Answering my own question for anyone else who might be curious: OrbStack is essentially LXD for macOS, so on Linux, LXD indeed provides an identical workflow.
In fact, LXD is a bit better. The command line is more powerful, it supports snapshots, the network configuration is more comprehensive, there's a direct access to the host kernel, and the web UI is a nice touch since it can work from a headless VM if needed.
This was one of the few things I was missing on Asahi and Linux in general. Feels good.
I currently use Vagrant on Linux, but it's slow and resource heavy.
With OrbStack, the ability to set up an Ubuntu or Fedora 'VM' in a few seconds, then install even complex SDN workloads inside is incredible.
Now I want something similar on Linux, especially once I switch to Asahi. I haven't tried LXD yet, but it seems to work similarly to OrbStack with the added benefit of having a full Linux kernel and the ability to modprobe modules and create snapshots, something that isn’t possible with OrbStack. I'll have to give it a try.

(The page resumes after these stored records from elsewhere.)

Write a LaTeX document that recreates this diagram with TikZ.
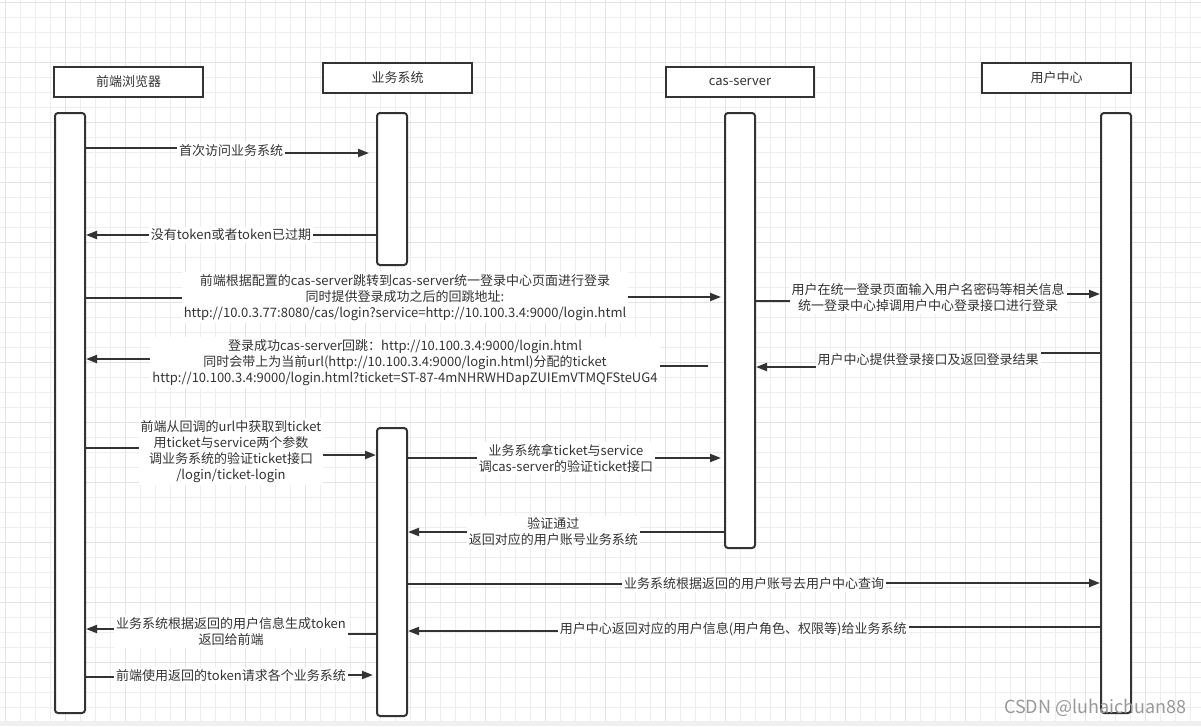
\documentclass[tikz,border=0pt]{standalone}
\usepackage{fontspec}
\setmainfont{Noto Sans CJK SC}
\usepackage{xcolor}
\usepackage{tikz}
\usetikzlibrary{arrows.meta,calc}
\definecolor{ink}{HTML}{333333}
\definecolor{gridmin}{HTML}{EEEEEE}
\definecolor{gridmaj}{HTML}{E3E3E3}
\tikzstyle{head}=[rectangle, draw=ink, fill=white, text=ink,% header box of a lifeline
line width=2pt, minimum width=149pt, minimum height=30pt, font=\fontsize{13}{16}\selectfont]
\tikzstyle{bar}=[rectangle, draw=ink, fill=white, rounded corners=3pt,% activation bar
line width=2pt, minimum width=30pt]
\tikzstyle{msg}=[-{Triangle[length=11pt,width=8pt]}, draw=ink, line width=2pt]
\tikzstyle{lbl}=[fill=white, text=ink, inner sep=2pt, align=center, font=\fontsize{13}{16}\selectfont]

\begin{document}
\begin{tikzpicture}[x=1pt,y=-1pt]
\useasboundingbox (0,0) rectangle (1201,726);
\fill[white] (0,0) rectangle (1201,726);
\foreach \gx in {5,20,...,1200} \draw[gridmin, line width=1pt] (\gx,0) -- (\gx,721);
\foreach \gy in {2,17,...,721} \draw[gridmin, line width=1pt] (0,\gy) -- (1201,\gy);
\foreach \gx in {5,65,...,1200} \draw[gridmaj, line width=1pt] (\gx,0) -- (\gx,721);
\foreach \gy in {2,62,...,721} \draw[gridmaj, line width=1pt] (0,\gy) -- (1201,\gy);
\fill[black!6] (0,721) rectangle (1201,726);
\node[head] (FE) at (128.5,82) {前端浏览器};
\node[head] (BS) at (397.5,77.5) {业务系统};
\node[head, minimum width=148pt] (CAS) at (740,82) {cas-server};
\node[head] (UC) at (1056.5,78) {用户中心};
\node[bar, minimum height=600pt] (feb) at (70,413) {};
\node[bar, minimum height=152pt] (bs1) at (392,189) {};
\node[bar, minimum height=288pt] (bs2) at (392,572) {};
\node[bar, minimum height=435pt] (casb) at (740,330.5) {};
\node[bar, minimum height=600pt] (ucb) at (1116,413) {};
\draw[msg, shorten >=7pt] (feb.east |- 0,148) -| ($(feb.east |- 0,148)!.5!(bs1.west |- 0,153)$)
  node[lbl] {首次访问业务系统} |- (bs1.west |- 0,153);
\draw[msg] (bs1.west |- 0,235) -- (feb.east |- 0,235)
  node[lbl, midway] {没有token或者token已过期};
\draw[msg, shorten >=3pt] (feb.east |- 0,298) -| ($(feb.east |- 0,298)!.5!(casb.west |- 0,297)$)
  node[lbl] {前端根据配置的cas-server跳转到cas-server统一登录中心页面进行登录\\同时提供登录成功之后的回跳地址:\\http://10.0.3.77:8080/cas/login?service=http://10.100.3.4:9000/login.html} |- (casb.west |- 0,297);
\draw[msg, shorten <=16pt] (casb.west |- 0,366) -| ($(casb.west |- 0,366)!.5!(feb.east |- 0,359)$)
  node[lbl] {登录成功cas-server回跳：http://10.100.3.4:9000/login.html\\同时会带上为当前url(http://10.100.3.4:9000/login.html)分配的ticket\\http://10.100.3.4:9000/login.html?ticket=ST-87-4mNHRWHDapZUIEmVTMQFSteUG4} |- (feb.east |- 0,359);
\draw[msg] (casb.east |- 0,301) -| ($(casb.east |- 0,301)!.5!(ucb.west |- 0,294)$)
  node[lbl] {用户在统一登录页面输入用户名密码等相关信息\\统一登录中心掉调用户中心登录接口进行登录} |- (ucb.west |- 0,294);
\draw[msg] (ucb.west |- 0,353) -| ($(ucb.west |- 0,353)!.5!(casb.east |- 0,367)$)
  node[lbl] {用户中心提供登录接口及返回登录结果} |- (casb.east |- 0,367);
\draw[msg] (feb.east |- 0,448) -| ($(feb.east |- 0,448)!.5!(bs2.west |- 0,455)$)
  node[lbl] {前端从回调的url中获取到ticket\\用ticket与service两个参数\\调业务系统的验证ticket接口\\/login/ticket-login} |- (bs2.west |- 0,455);
\draw[msg, shorten >=3pt] (bs2.east |- 0,458) -- (casb.west |- 0,458)
  node[lbl, midway] {业务系统拿ticket与service\\调cas-server的验证ticket接口};
\draw[msg] (casb.west |- 0,532) -- (bs2.east |- 0,532)
  node[lbl, pos=.54] {验证通过\\返回对应的用户账号业务系统};
\draw[msg] (bs2.east |- 0,584) -| ($(bs2.east |- 0,584)!.5!(ucb.west |- 0,583)$)
  node[lbl] {业务系统根据返回的用户账号去用户中心查询} |- (ucb.west |- 0,583);
\draw[msg] (ucb.west |- 0,627) -| ($(ucb.west |- 0,627)!.53!(bs2.east |- 0,631)$)
  node[lbl] {用户中心返回对应的用户信息(用户角色、权限等)给业务系统} |- (bs2.east |- 0,631);
\draw[msg] (bs2.west |- 0,634) -| ($(bs2.west |- 0,634)!.5!(feb.east |- 0,629)$)
  node[lbl] {业务系统根据返回的用户信息生成token\\返回给前端} |- (feb.east |- 0,629);
\draw[msg, shorten >=3pt] (feb.east |- 0,677) -| ($(feb.east |- 0,677)!.5!(bs2.west |- 0,675)$)
  node[lbl] {前端使用返回的token请求各个业务系统} |- (bs2.west |- 0,675);
\node[text=black!40, font=\fontsize{18}{20}\selectfont, anchor=east] (wm) at (1190,708) {CSDN @luhaichuan88};
\end{tikzpicture}
\end{document}
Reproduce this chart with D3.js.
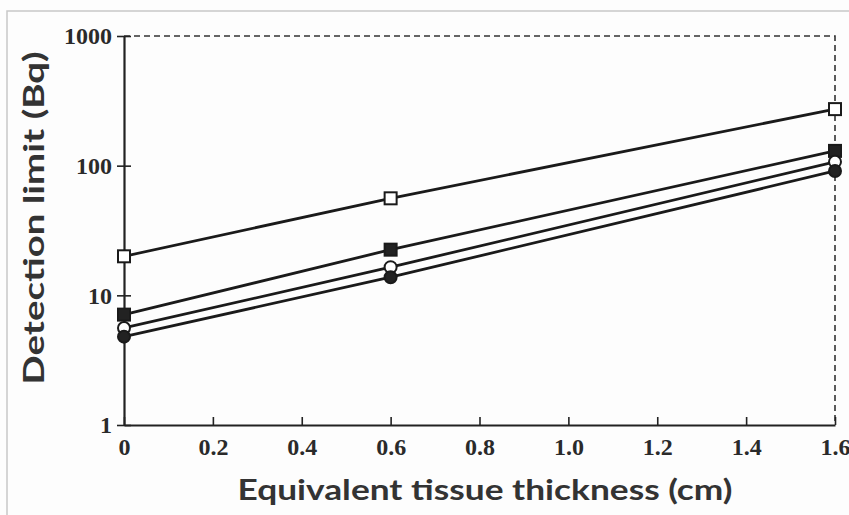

LXD is a manager for LXC containers. I have the vague idea that it's like k8s for LXC but I don't really know either orchestration tools well enough to say.
LXC containers are like Docker/Podman containers except they usually run an init process, so you're not running just one binary inside the container.
You can make LXC "app containers" which just run one binary Docker/Podman containers.
What would be the closest alternative on Linux? LXD? I've grown accustomed to the convenience of OrbStack.